Someone else brought a pickup truck and they attached chains to the front bumper of the snowbound vehicle and revved the engine so it swerved side to side feebly trying to yank the stuck car. This went on for well over half an hour.
As we watched, I expounded on how brute force doesn’t work. It’s way more important to use momentum to your advantage. Speed isn’t the solution. Momentum is.
Several years back, our two younger offspring, then in college, hosted a party at our house over the winter months. As the visitors debarked at the end of the weekend, one was stuck in a few inches of snow.
I came outside after watching them flooring the gas and getting nowhere. They put cardboard and kitty litter under the tires to no avail as the tires slid at top speed over both materials, digger deeper and deeper.
Bemused, I watched. Frustrated the driver finally got out after many minutes of using acceleration as the solution.
I asked him for the keys, hopped in, and said, “Watch.” I gently rocked forward, then quickly rocked back softly, then gently went in forward gear again, and YOW, the car slid right out. I pulled it onto our driveway, left it running and gave the driver the keys.
“How the heck did you do that?,” he asked. “Momentum,” I responded.
When you look at a nail, you think of a hammer. When you’re stuck in the snow, you think getting the wheels going as fast as possible is the solution. But, it’s not. How you apply momentum is though.
You see this principle actively in other parts of your life. For example, in basketball, team momentum is a huge component in victories. A player gets hot shooting and you ride their momentum. The ball starts to go in the hoop and you start taking faster and deeper shots because momentum is carrying your team at that point.
When you are working on a project and the juices flow, that’s not time to take a break. Instead, ride your creative impulses and stay on task. That’s when good things happen and you often put out your best work. Momentum builds.
When writing this column, I ride momentum. An event typically gets me thinking of a story line, and I jot down a headline, some notes and a potential ending. There’s quick momentum there.

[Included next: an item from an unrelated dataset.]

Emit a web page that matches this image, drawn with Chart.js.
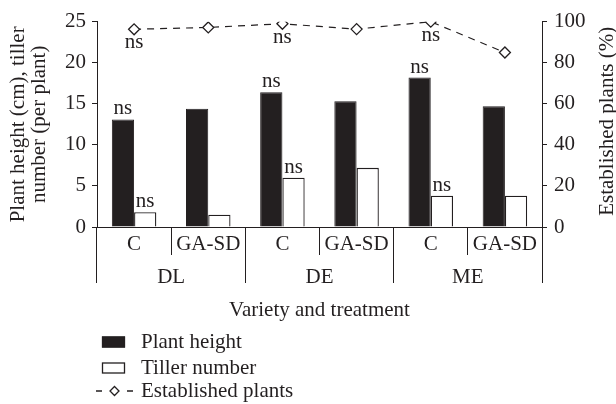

I let those notes percolate for a week or more. Then, at the right time, I get to the keyboard and hammer away, the momentum quickly carrying me through some points, a story or two and an ending that ties things up. Without that mental momentum, I’d sit on my butt staring at the computer screen.
Momentum isn’t always evident. You have to backtrack sometimes to uncover the type of momentum you need.
Used wisely, momentum will keep you ahead of the ball.